Connecticut Tribes Want No Part in Bridgeport Casino Bidding
Posted on: March 23, 2018, 03:00h.
Last updated on: March 23, 2018, 03:35h.
While the Connecticut General Assembly may well issue a request for proposals to build a casino in Bridgeport, the two Native American tribes who run casinos in the state say they have no interest in being part of such a process.
Leaders of both the Mohegan and Mashantucket Pequot tribes told legislators that while they could see the value in having a casino located in Bridgeport, they had no interest in competing against commercial casino companies.
At issue is an existing compact with the state that guarantees the tribes the exclusive rights to operate slot machines in Connecticut.
This position strays somewhat from statements made in December, when tribal leaders sent a letter to prominent members of the state legislature, saying that they wanted “to be a part of that discussion” if commercial casinos were going to be allowed in the state.
MGM Wants to Build in Bridgeport
Discussion of a potential Bridgeport casino originated with MGM Resorts. The gaming firm announced last year that it would like to build a $700 million resort in the city. However, that casino would require legislative action given the current exclusivity agreements with the state’s tribes.
Last week, the Public Safety and Security Committee of the General Assembly passed a bill that would allow the state to seek bids on a new casino. That bill would still need to pass full floor votes in Connecticut’s House of Representatives and Senate before any request for proposals could go out.
The tribes have vehemently opposed the bill. While their opposition softened slightly after the final version of the bill included protections that would allow plans for an East Windsor satellite casino to go forward, tribal leaders still say they are against the legislation.
“We appreciate the committee’s efforts to address the East Windsor repeal, but we can’t support the bill,” said Mashantucket chairman Rodney Butler. According to Butler, the position of the tribes had shifted from being “100 percent against” the bill to only “99 percent against it” now that their project in East Windsor had been protected.
Would Tribal Compact Survive a New Casino?
If the bill passes, it could set in motion a legal batter between the tribes and the state. While Connecticut Attorney General George Jepsen has told legislators that the proposal wouldn’t impact the current compact, the tribes strongly disagree.
According to Betsy Conway, who serves as general counsel for the Mashantucket Pequots, payments from the tribes to the state would end the moment the state authorized a commercial casino, even before that venue opened. Currently, the tribes pay the state 25 percent of their slots revenue each month.
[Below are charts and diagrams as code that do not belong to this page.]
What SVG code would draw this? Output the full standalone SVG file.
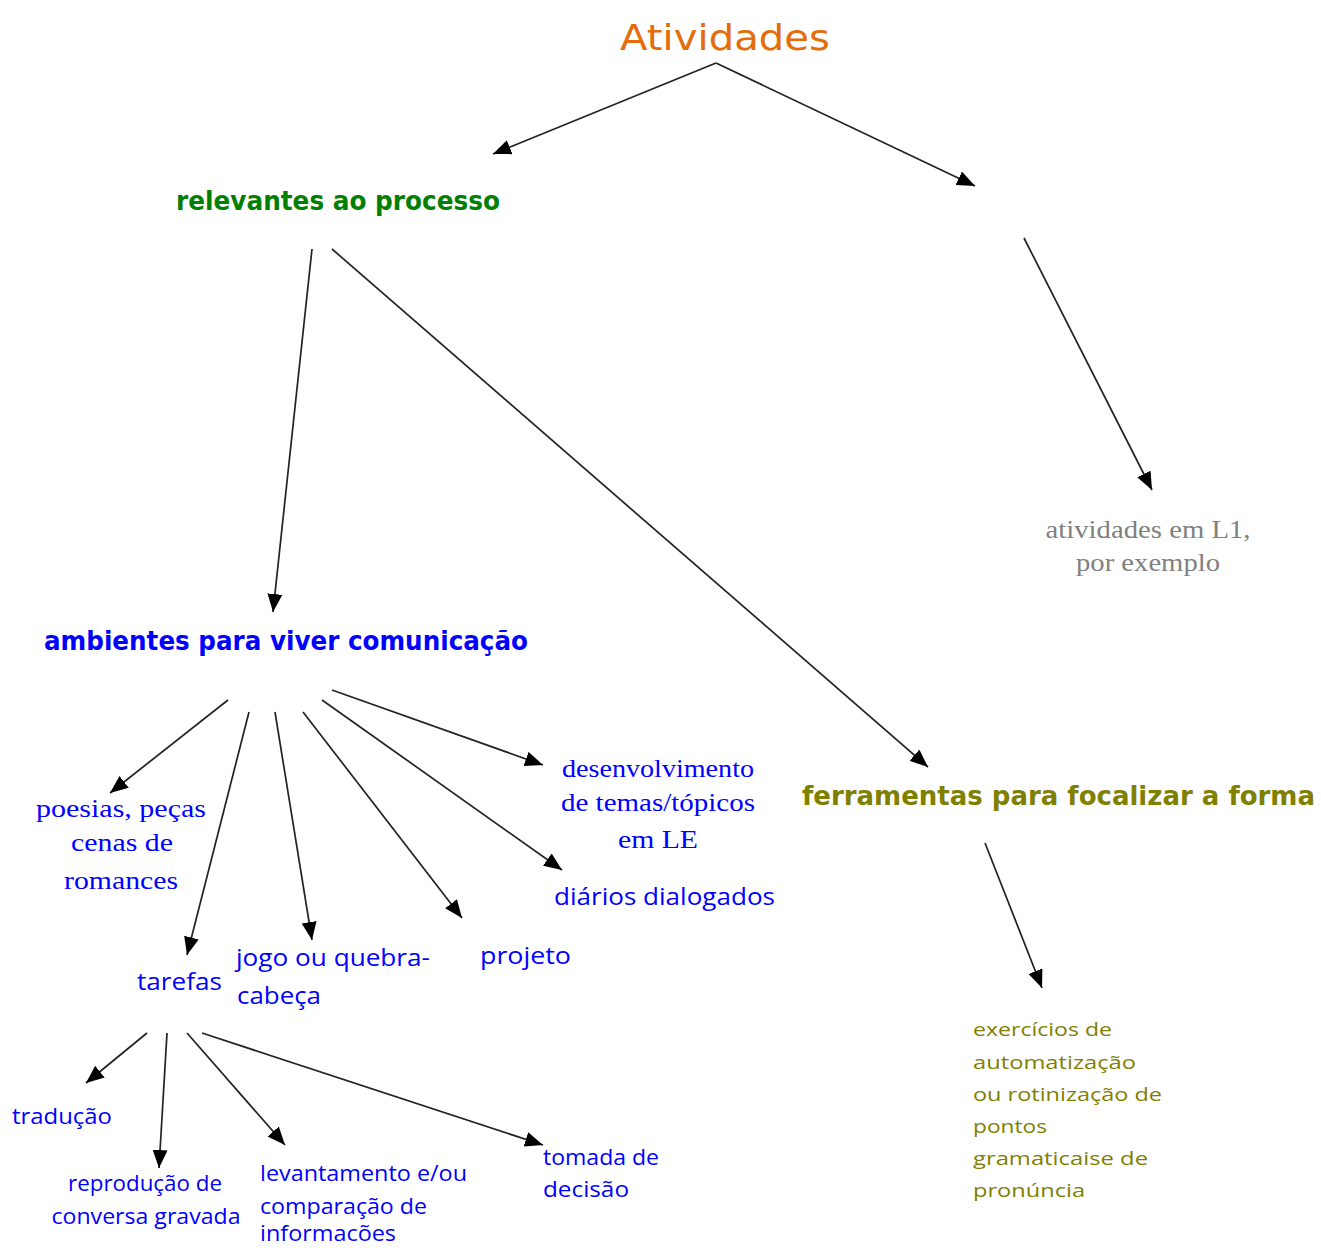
<svg xmlns="http://www.w3.org/2000/svg" width="1321" height="1248" viewBox="0 0 1321 1248">
<style>
.hd{font-family:"DejaVu Sans","Liberation Sans",sans-serif;font-weight:bold}
.sf{font-family:"Liberation Serif",serif}
.ss{font-family:"Open Sans","Liberation Sans",sans-serif}
.blue{fill:#0000FF}
.olive{fill:#808000}
.edge{stroke:#222;stroke-width:1.7;fill:none;marker-end:url(#ah)}
</style>
<defs>
<marker id="ah" markerUnits="userSpaceOnUse" markerWidth="19" markerHeight="15" refX="18" refY="7.5" orient="auto">
<path d="M0,0 L18,7.5 L0,15 z" fill="#000"/>
</marker>
</defs>
<rect width="1321" height="1248" fill="#fff"/>
<g id="connectors">
<path class="edge" d="M716,63 L493,154"/>
<path class="edge" d="M716,63 L975,186"/>
<path class="edge" d="M1024,238 L1152,490"/>
<path class="edge" d="M312,249 L273,612"/>
<path class="edge" d="M332,249 L928,767"/>
<path class="edge" d="M985,843 L1042,988"/>
<path class="edge" d="M228,700 L110,793"/>
<path class="edge" d="M249,712 L187,955"/>
<path class="edge" d="M275,712 L312,940"/>
<path class="edge" d="M303,712 L462,918"/>
<path class="edge" d="M322,700 L562,870"/>
<path class="edge" d="M332,690 L543,765"/>
<path class="edge" d="M147,1033 L86,1083"/>
<path class="edge" d="M167,1033 L159,1168"/>
<path class="edge" d="M187,1033 L285,1145"/>
<path class="edge" d="M202,1033 L543,1145"/>
</g>
<g id="atividades"><text x="620" y="50" font-family="DejaVu Sans, sans-serif" font-size="36" fill="#E46C0A" textLength="210" lengthAdjust="spacingAndGlyphs">Atividades</text></g>
<g id="relevantes"><text class="hd" x="176" y="210" font-size="26" fill="#008000" textLength="324" lengthAdjust="spacingAndGlyphs">relevantes ao processo</text></g>
<g id="atividades-l1"><text class="sf" font-size="26" fill="#808080" text-anchor="middle"><tspan x="1148" y="538" textLength="205" lengthAdjust="spacingAndGlyphs">atividades em L1,</tspan><tspan x="1148" y="571" textLength="144" lengthAdjust="spacingAndGlyphs">por exemplo</tspan></text></g>
<g id="ambientes"><text class="hd blue" x="44" y="650" font-size="26" textLength="484" lengthAdjust="spacingAndGlyphs">ambientes para viver comunicação</text></g>
<g id="ferramentas"><text class="hd olive" x="802" y="805" font-size="26" textLength="513" lengthAdjust="spacingAndGlyphs">ferramentas para focalizar a forma</text></g>
<g id="desenvolvimento"><text class="sf blue" font-size="25" text-anchor="middle"><tspan x="658" y="777" textLength="192" lengthAdjust="spacingAndGlyphs">desenvolvimento</tspan><tspan x="658" y="811" textLength="194" lengthAdjust="spacingAndGlyphs">de temas/tópicos</tspan><tspan x="658" y="848" textLength="80" lengthAdjust="spacingAndGlyphs">em LE</tspan></text></g>
<g id="poesias"><text class="sf blue" font-size="25" text-anchor="middle"><tspan x="121" y="817" textLength="170" lengthAdjust="spacingAndGlyphs">poesias, peças</tspan><tspan x="122" y="851" textLength="102" lengthAdjust="spacingAndGlyphs">cenas de</tspan><tspan x="121" y="889" textLength="114" lengthAdjust="spacingAndGlyphs">romances</tspan></text></g>
<g id="diarios"><text class="ss blue" x="554" y="905" font-size="24" textLength="221" lengthAdjust="spacingAndGlyphs">diários dialogados</text></g>
<g id="tarefas"><text class="ss blue" x="137" y="990" font-size="24" textLength="85" lengthAdjust="spacingAndGlyphs">tarefas</text></g>
<g id="jogo"><text class="ss blue" font-size="24"><tspan x="236" y="966" textLength="194" lengthAdjust="spacingAndGlyphs">jogo ou quebra-</tspan><tspan x="237" y="1004" textLength="84" lengthAdjust="spacingAndGlyphs">cabeça</tspan></text></g>
<g id="projeto"><text class="ss blue" x="480" y="964" font-size="24" textLength="91" lengthAdjust="spacingAndGlyphs">projeto</text></g>
<g id="traducao"><text class="ss blue" x="12" y="1124" font-size="21" textLength="100" lengthAdjust="spacingAndGlyphs">tradução</text></g>
<g id="reproducao"><text class="ss blue" font-size="21" text-anchor="middle"><tspan x="145" y="1191" textLength="154" lengthAdjust="spacingAndGlyphs">reprodução de</tspan><tspan x="146" y="1224" textLength="189" lengthAdjust="spacingAndGlyphs">conversa gravada</tspan></text></g>
<g id="levantamento"><text class="ss blue" font-size="21"><tspan x="260" y="1181" textLength="207" lengthAdjust="spacingAndGlyphs">levantamento e/ou</tspan><tspan x="260" y="1214" textLength="167" lengthAdjust="spacingAndGlyphs">comparação de</tspan><tspan x="260" y="1241" textLength="136" lengthAdjust="spacingAndGlyphs">informacões</tspan></text></g>
<g id="tomada"><text class="ss blue" font-size="21"><tspan x="543" y="1165" textLength="116" lengthAdjust="spacingAndGlyphs">tomada de</tspan><tspan x="543" y="1197" textLength="86" lengthAdjust="spacingAndGlyphs">decisão</tspan></text></g>
<g id="exercicios"><text class="ss olive" font-size="19"><tspan x="973" y="1036" textLength="139" lengthAdjust="spacingAndGlyphs">exercícios de</tspan><tspan x="973" y="1069" textLength="163" lengthAdjust="spacingAndGlyphs">automatização</tspan><tspan x="973" y="1101" textLength="189" lengthAdjust="spacingAndGlyphs">ou rotinização de</tspan><tspan x="973" y="1133" textLength="74" lengthAdjust="spacingAndGlyphs">pontos</tspan><tspan x="973" y="1165" textLength="175" lengthAdjust="spacingAndGlyphs">gramaticaise de</tspan><tspan x="973" y="1197" textLength="112" lengthAdjust="spacingAndGlyphs">pronúncia</tspan></text></g>
</svg>
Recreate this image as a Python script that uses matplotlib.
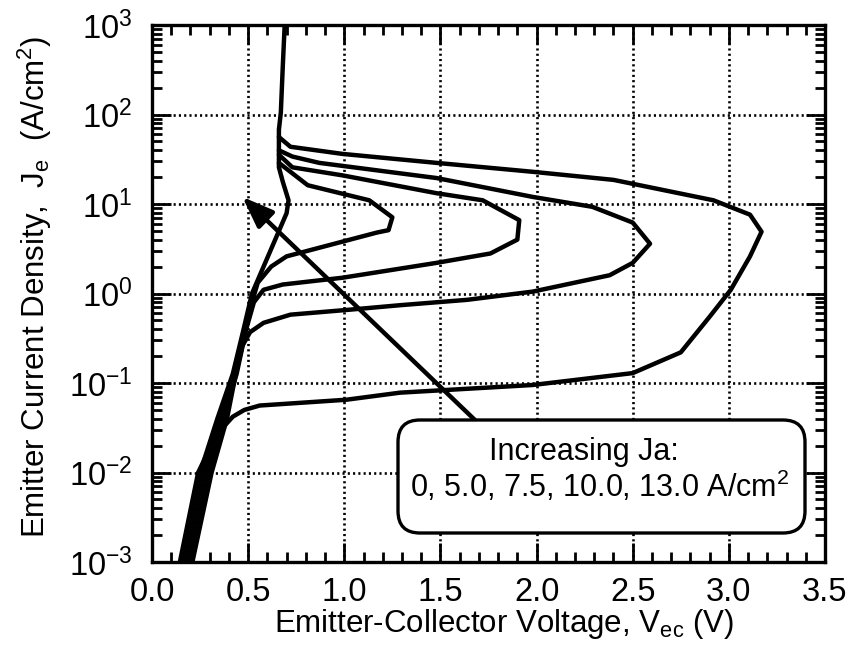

In 2017, that added up to more than $270 million in payments to the state.
“Do you really want to forgo $270 million a year for three to five years?” asked Mohegan chairman Kevin Brown. “That would be quite a gap in Connecticut’s revenue stream.”
MGM praised the legislation’s progress, saying that their plan would be beneficial to the state.
“We continue to believe strongly that the proposal we have developed for a world-clas resort casino in Bridgeport, and the thousands of jobs and millions in revenue it would bring to the city, the region and the state is in Connecticut’s best interest,” said Uri Clinton, senior vice president and legal counsel for MGM.